Sadly, this is unremarkable. Attacks against transgender individuals are common, far more common than we even know because of the barriers they face when it comes to reporting. Viewers of the video note that nobody did much to prevent/stop this assault from occurring. There was an employee who stood in front of the victim. However, he did a very poor job and can be seen allowing the two girls to kick and punch the victim repeatedly. An older woman tried to help but became the target of the girls as a result. You can also hear other employees laughing and the person taking the video, when one of the blow’s to the victims head causes her to suffer a seizure, advises the attackers to leave and that the cops are coming.

There are three types of people involved in an assault.  The first two are obvious, the perpetrator and the victim.  The third is the bystander.  This person(s) plays an important role in the way the perpetrator responds and how he or she treats the victim.  The bystander can either support the perpetrator or the victim.  Unfortunately, sometimes bystanders are afraid and don’t wish to get involved, so they do nothing.  Research shows that an individual is less likely to intervene if there are other bystanders present. In emergency situations, many things prohibit bystanders from intervening:

  • If no one else is acting, it is hard to go against the crowd.
  • People may feel that they are risking embarrassment.
    (What if I’m wrong and they don’t need help?)
  • They may think there is someone else in the group more qualified to help.
  • They may think that the situation does not call for help since no one else is
    doing anything.

Are you a good or poor bystander?  Your actions can make a difference in someone’s life. In some cases, sexual assault can be prevented when people take responsibility for each other and get involved when someone is at risk. When you see someone who looks like they could use assistance do you respond in a helpful or hurtful way? You don’t have to confront the perpetrator if you are concerned that you may be in danger.  You may ask the victim to come and join you and your friends.  You may report the situation to an adult or the police.  Or, if you are willing and able, let the perpetrator know in a non-threatening manner that what is being done is unacceptable and it should stop.  If someone doesn’t recognize trouble, do something to intervene and prevent the situation from becoming worse. We all have a responsibility to look out for each other.

Some Bystander Strategies are*:

“I” statements

  • Three parts: 1. State your feelings, 2. Name the behavior, 3. State how you want the person to respond. This focuses on your feelings rather than criticizing the other person.
  • Example: “I feel           when you               . Please don’t do that anymore.”


  • Reduces the tension of an intervention and makes it easier for the person to hear you.
  • Do not undermine what you say with too much humor. Funny doesn’t mean unimportant.

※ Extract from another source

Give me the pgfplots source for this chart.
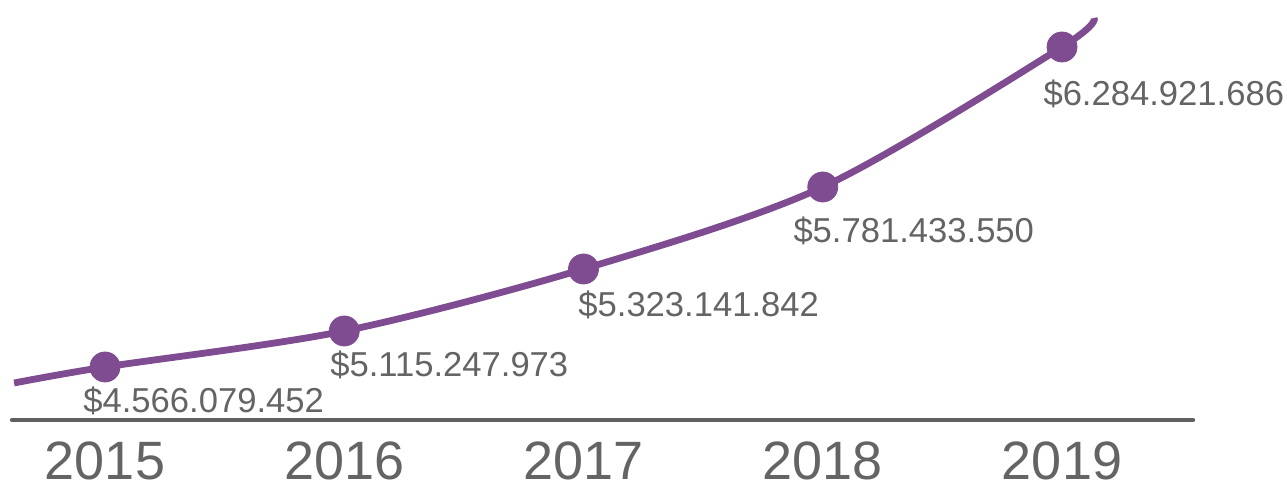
\documentclass[border=0pt]{standalone}
\usepackage{pgfplots}
\pgfplotsset{compat=1.18}
\usepackage{pgfplotstable}
\usepackage{fontspec}
\setmainfont{Liberation Sans}

\definecolor{linepurple}{RGB}{127,76,145}
\definecolor{textgray}{RGB}{100,100,100}
\definecolor{axisgray}{RGB}{96,96,96}

% yearly totals: x = year index, y = drawn height, (lx,ly) = where the label sits
\pgfplotstableread{
x y lx ly label
0 53 -0.092 7 4.566.079.452
1 89 0.940 43 5.115.247.973
2 151 1.977 103 5.323.141.842
3 233 2.876 177 5.781.433.550
4 373 3.921 314 6.284.921.686
}\totals

% the drawn curve runs a little past the first and last year
\pgfplotstableread{
x y
-0.380 37
0 53
1 89
2 151
3 233
4 373
4.134 402
}\curve

\begin{document}
\begin{tikzpicture}
\begin{axis}[
    x=119.625pt, y=0.5pt,
    xmin=-0.3887, xmax=4.5475,
    ymin=0, ymax=420,
    clip=false,
    axis x line*=bottom,
    hide y axis,
    x axis line style={line width=2.2pt, color=axisgray, line cap=round},
    xtick={0,1,2,3,4},
    xticklabels={2015,2016,2017,2018,2019},
    major tick length=0pt,
    xticklabel style={anchor=north, inner sep=0pt, yshift=-10.5pt,
        text=textgray, font=\fontsize{27pt}{32pt}\selectfont},
]
\path (axis cs:-0.4389,420) rectangle (axis cs:4.9404,-65);

\addplot[linepurple, line width=3.4pt, smooth, no marks] table[x=x, y=y] {\curve};

\addplot[only marks, mark=*, mark size=7.5pt, color=linepurple,
    mark options={fill=linepurple, draw=linepurple}] table[x=x, y=y] {\totals};

\addplot[only marks, mark=none,
    point meta=explicit symbolic,
    nodes near coords={\$\pgfplotspointmeta},
    every node near coord/.append style={anchor=base west, inner sep=0pt,
        text=textgray, font=\fontsize{17.3pt}{20pt}\selectfont}]
    table[x=lx, y=ly, meta=label] {\totals};
\end{axis}
\end{tikzpicture}
\end{document}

  • Snaps someone out of their “sexist comfort zone.”
  • Example: Ask a man harassing a woman on the street for directions or the time.
  • Allows a potential target to move away and/or to have other friends intervene.
  • Example: Spill your drink on the person or interrupt and start a conversation with the person.

Group Intervention 

  • There is safety and power in numbers. It is much easier to avoid/ignore one person but difficult when it is several people.
  • Best used with someone who has a clear pattern of inappropriate behavior where many examples can be presented as evidence of his problem.

Bring it Home

  • Prevents someone from distancing himself from the impact of his actions.
  • Example: “I hope no one ever talks about you like that.”
  • Prevents someone from dehumanizing his targets.
  • Example: What if someone said your girlfriend deserved to be raped or called your mother a whore?”

We’re friends, right….?

  • Reframes the intervention as caring and non-critical.
  • Example: “Hey Chad…..as your friend I’ve gotta tell you that getting a girl drunk to have sex with her isn’t cool, and could get you in a lot of trouble. Don’t do it.”

When a situation makes us uncomfortable, we may try and dismiss it as not being a problem; “I’m just overreacting.” When in doubt, trust your gut! You have the responsibility to intervene. When you fail to act, you condone the bad behavior.

Bystander Intervention is a successful strategy because it discourages victim blaming behavior which contributes to the perpetration of violence and the silence of its victims. It also changes social norms, attitudes and behaviors that contribute to the occurrence and acceptance of violence. Interviews with convicted rapists reveal behaviors that began in early childhood that went unquestioned. While it is not accurate to say that bystander intervention would’ve prevented all of the crimes these men committed, it is likely that their behavior would have set off red flags and intervention could have occurred, thus reducing the likelihood of future offenses.